Directions for this task:
Emit a verbatim copy of the lines below from the line with "Clone this chart in Bokeh." through the line with "from bokeh.resources import INLINE", excluding pictures and everything outside that range.

Supplied records:
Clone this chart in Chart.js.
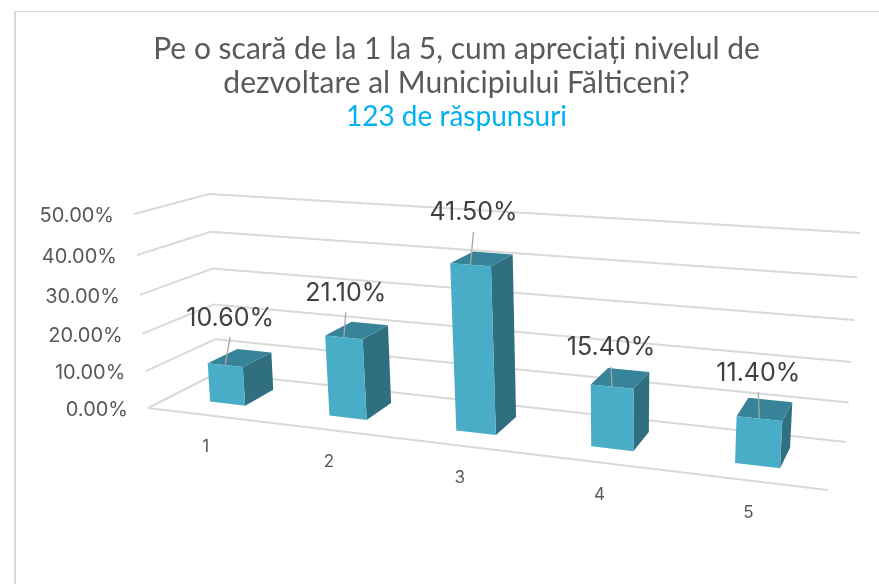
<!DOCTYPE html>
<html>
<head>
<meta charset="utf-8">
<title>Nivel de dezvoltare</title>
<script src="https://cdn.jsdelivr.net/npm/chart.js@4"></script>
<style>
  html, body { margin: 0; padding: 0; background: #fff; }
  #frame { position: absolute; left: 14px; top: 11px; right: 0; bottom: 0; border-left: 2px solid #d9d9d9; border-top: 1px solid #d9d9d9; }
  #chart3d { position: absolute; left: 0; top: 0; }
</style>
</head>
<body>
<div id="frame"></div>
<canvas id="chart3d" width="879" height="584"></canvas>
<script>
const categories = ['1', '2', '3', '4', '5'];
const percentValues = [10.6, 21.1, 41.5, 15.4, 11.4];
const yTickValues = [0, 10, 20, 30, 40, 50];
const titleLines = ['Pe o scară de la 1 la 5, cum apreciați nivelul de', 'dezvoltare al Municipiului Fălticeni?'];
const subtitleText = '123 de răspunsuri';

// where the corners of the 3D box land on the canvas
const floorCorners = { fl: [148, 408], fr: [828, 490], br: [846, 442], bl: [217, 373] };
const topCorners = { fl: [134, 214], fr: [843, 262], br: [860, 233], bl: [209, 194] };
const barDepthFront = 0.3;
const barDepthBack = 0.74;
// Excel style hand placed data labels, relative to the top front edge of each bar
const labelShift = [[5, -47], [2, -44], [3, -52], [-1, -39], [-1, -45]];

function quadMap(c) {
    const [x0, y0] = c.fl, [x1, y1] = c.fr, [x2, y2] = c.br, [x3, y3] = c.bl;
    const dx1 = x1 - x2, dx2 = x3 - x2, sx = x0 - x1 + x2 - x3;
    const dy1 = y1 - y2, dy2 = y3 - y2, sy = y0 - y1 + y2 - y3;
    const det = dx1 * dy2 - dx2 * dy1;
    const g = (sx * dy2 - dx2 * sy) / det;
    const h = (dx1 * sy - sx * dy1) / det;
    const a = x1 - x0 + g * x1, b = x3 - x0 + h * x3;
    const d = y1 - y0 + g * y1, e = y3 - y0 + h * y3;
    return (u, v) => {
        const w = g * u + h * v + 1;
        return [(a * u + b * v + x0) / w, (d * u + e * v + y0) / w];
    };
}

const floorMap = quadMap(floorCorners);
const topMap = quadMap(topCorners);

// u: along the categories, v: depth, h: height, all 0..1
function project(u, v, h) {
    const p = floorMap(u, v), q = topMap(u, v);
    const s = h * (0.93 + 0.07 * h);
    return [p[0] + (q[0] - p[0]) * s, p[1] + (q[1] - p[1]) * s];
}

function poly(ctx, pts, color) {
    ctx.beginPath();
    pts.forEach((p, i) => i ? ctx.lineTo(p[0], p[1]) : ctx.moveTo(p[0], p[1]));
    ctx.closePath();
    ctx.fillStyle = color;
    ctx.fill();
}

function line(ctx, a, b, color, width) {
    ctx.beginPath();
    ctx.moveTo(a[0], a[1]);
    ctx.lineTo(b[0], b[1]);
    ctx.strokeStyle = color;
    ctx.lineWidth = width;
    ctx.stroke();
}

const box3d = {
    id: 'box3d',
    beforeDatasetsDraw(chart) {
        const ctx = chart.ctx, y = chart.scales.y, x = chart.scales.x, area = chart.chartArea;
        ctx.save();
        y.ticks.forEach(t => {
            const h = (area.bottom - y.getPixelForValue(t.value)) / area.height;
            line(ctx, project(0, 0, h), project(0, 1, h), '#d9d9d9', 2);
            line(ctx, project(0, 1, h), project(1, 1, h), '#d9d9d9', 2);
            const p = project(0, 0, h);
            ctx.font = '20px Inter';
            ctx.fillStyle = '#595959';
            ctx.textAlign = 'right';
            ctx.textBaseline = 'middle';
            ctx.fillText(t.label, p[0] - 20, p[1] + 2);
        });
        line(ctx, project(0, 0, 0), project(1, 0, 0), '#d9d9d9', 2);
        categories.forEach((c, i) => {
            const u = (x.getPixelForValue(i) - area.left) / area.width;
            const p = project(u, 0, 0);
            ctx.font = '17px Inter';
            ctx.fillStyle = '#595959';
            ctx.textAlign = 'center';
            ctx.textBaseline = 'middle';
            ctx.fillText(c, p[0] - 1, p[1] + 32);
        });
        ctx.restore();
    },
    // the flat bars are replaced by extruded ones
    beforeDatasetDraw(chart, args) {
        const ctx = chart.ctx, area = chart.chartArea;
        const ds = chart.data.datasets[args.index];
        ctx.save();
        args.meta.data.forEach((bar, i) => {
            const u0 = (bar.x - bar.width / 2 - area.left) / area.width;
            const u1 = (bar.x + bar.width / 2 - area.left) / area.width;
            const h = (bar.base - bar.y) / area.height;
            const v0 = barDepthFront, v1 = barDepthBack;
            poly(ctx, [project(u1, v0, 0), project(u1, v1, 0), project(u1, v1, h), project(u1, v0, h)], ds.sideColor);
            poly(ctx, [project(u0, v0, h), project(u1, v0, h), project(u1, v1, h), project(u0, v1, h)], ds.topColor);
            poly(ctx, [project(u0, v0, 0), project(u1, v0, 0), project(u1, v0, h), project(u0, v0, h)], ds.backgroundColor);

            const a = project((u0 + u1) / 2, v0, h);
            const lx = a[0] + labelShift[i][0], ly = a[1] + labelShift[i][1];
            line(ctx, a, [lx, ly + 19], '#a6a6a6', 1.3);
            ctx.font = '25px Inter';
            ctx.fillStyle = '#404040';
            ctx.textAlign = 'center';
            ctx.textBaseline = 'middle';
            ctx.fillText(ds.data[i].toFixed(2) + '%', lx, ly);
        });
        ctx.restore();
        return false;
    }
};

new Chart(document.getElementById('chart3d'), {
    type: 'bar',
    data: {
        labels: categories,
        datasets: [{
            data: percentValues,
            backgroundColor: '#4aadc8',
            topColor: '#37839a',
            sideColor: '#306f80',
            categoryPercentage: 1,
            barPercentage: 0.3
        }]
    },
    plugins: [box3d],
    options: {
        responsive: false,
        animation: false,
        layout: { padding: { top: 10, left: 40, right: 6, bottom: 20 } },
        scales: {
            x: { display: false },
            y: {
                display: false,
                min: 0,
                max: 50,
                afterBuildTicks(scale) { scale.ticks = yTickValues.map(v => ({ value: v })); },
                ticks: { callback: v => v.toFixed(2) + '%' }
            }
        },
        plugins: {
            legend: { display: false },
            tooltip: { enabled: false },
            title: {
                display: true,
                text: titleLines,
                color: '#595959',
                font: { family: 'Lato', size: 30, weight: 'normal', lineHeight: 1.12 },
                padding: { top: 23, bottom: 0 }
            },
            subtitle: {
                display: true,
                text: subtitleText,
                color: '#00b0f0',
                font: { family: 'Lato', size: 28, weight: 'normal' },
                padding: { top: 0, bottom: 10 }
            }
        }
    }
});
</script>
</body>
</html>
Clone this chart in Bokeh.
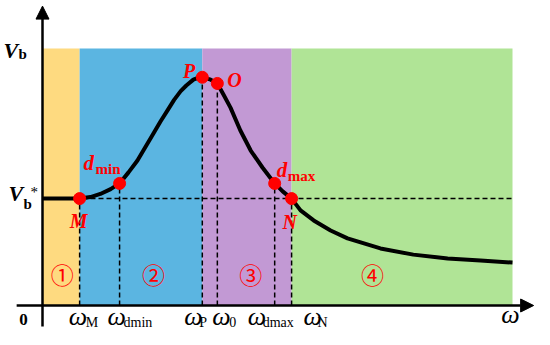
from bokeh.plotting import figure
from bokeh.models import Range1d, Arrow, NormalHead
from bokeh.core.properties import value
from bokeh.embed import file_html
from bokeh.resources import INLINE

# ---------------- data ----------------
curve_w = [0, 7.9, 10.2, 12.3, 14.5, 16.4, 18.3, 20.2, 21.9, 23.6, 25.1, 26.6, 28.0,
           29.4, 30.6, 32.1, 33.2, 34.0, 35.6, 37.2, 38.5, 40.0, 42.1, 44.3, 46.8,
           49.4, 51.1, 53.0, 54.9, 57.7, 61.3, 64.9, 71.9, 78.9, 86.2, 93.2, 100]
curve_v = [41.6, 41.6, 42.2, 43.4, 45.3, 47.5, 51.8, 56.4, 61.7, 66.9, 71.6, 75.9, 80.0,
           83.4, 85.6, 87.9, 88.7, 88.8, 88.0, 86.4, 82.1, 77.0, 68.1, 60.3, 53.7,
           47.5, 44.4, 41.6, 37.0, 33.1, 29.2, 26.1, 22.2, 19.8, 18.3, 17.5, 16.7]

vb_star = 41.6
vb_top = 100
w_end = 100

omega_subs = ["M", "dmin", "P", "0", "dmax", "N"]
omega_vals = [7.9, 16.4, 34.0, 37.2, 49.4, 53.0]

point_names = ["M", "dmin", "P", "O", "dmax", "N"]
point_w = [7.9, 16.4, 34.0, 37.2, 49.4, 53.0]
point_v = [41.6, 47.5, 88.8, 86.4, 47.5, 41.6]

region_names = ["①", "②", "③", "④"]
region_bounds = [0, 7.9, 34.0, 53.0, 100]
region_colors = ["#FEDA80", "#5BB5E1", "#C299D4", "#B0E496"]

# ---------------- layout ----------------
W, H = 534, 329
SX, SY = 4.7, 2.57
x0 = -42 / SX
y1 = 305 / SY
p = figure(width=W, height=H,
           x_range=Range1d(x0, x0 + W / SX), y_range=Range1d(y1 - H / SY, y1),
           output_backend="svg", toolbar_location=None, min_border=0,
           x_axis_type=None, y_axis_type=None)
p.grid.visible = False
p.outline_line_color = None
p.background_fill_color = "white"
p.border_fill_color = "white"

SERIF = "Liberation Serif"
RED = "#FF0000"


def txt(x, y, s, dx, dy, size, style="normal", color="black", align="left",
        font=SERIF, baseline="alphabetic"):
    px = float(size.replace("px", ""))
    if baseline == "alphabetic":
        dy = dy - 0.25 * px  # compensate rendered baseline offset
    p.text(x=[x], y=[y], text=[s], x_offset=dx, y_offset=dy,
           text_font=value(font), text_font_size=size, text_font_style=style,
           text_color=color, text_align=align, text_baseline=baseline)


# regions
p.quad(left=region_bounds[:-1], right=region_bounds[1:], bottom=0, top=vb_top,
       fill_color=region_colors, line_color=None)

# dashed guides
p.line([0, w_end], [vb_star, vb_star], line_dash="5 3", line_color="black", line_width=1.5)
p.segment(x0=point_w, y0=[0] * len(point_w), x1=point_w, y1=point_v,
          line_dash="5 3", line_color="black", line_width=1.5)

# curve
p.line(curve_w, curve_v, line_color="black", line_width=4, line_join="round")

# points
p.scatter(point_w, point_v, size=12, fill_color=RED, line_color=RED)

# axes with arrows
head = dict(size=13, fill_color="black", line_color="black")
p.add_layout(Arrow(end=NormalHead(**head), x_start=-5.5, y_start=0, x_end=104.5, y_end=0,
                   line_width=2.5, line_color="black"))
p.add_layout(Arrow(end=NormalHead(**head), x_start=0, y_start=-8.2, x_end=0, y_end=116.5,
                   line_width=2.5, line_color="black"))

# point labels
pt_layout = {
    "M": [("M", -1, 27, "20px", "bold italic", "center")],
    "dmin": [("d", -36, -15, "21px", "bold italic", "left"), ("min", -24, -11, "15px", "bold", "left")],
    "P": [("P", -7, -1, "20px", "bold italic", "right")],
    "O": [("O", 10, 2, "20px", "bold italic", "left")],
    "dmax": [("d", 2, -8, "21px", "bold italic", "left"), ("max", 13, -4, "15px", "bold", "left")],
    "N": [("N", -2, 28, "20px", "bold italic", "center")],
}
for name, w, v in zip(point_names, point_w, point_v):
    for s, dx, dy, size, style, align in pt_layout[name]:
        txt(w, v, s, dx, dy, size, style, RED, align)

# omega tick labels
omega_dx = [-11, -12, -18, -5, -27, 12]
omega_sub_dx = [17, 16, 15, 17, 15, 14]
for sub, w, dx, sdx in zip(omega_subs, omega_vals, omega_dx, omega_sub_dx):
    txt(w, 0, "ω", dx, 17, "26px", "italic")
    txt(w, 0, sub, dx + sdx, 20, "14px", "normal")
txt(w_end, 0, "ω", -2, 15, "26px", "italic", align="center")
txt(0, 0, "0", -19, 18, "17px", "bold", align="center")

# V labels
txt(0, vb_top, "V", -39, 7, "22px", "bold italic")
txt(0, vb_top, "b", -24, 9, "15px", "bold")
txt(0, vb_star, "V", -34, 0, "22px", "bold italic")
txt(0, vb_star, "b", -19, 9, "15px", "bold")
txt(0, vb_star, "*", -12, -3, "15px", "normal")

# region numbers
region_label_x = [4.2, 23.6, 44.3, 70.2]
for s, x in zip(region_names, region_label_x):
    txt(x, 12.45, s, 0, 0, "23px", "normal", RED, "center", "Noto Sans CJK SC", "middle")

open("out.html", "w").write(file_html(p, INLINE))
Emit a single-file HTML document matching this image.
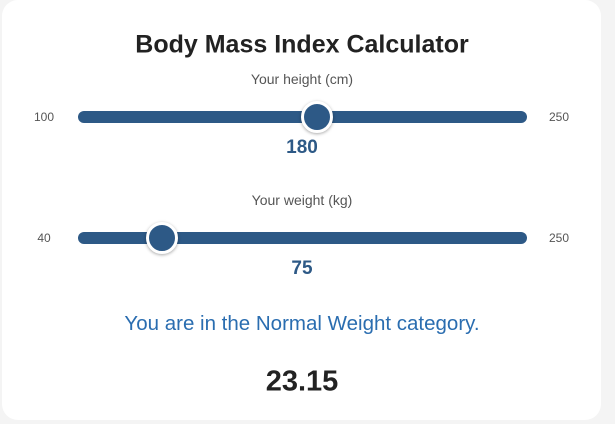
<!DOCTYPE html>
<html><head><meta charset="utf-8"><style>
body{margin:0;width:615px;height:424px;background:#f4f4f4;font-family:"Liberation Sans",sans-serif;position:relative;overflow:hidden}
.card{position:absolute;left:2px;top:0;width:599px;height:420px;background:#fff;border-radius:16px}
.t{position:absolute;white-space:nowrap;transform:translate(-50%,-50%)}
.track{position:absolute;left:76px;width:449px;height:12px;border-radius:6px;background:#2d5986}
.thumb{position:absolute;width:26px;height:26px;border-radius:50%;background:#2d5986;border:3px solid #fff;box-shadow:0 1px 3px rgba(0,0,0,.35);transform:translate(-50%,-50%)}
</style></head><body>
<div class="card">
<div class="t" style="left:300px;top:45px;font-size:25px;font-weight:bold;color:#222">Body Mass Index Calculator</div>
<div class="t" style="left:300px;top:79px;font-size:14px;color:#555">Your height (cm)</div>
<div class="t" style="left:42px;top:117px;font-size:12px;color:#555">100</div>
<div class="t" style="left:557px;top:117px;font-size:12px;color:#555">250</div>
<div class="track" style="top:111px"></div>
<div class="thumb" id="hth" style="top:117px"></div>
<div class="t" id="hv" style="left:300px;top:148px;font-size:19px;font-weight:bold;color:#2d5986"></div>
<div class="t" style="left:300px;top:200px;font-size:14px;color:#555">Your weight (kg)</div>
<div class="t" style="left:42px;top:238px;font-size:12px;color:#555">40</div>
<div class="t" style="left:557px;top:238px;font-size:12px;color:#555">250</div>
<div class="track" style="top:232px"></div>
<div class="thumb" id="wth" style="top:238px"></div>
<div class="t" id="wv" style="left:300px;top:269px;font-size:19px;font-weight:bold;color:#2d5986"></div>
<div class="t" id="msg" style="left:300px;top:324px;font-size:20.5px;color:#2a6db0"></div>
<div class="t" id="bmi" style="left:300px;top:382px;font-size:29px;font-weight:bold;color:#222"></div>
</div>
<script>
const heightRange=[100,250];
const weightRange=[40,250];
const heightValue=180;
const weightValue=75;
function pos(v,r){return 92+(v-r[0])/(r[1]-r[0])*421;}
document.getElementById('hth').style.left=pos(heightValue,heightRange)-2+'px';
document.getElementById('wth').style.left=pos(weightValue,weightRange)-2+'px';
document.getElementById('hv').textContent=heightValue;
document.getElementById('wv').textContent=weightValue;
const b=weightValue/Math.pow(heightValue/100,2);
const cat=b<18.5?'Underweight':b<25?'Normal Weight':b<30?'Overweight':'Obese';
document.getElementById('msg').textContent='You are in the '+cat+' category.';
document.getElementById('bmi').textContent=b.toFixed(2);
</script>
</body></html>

Solution for this task:
Clone this chart in Bokeh.
from bokeh.plotting import figure
from bokeh.models import Range1d, Arrow, NormalHead
from bokeh.core.properties import value
from bokeh.embed import file_html
from bokeh.resources import INLINE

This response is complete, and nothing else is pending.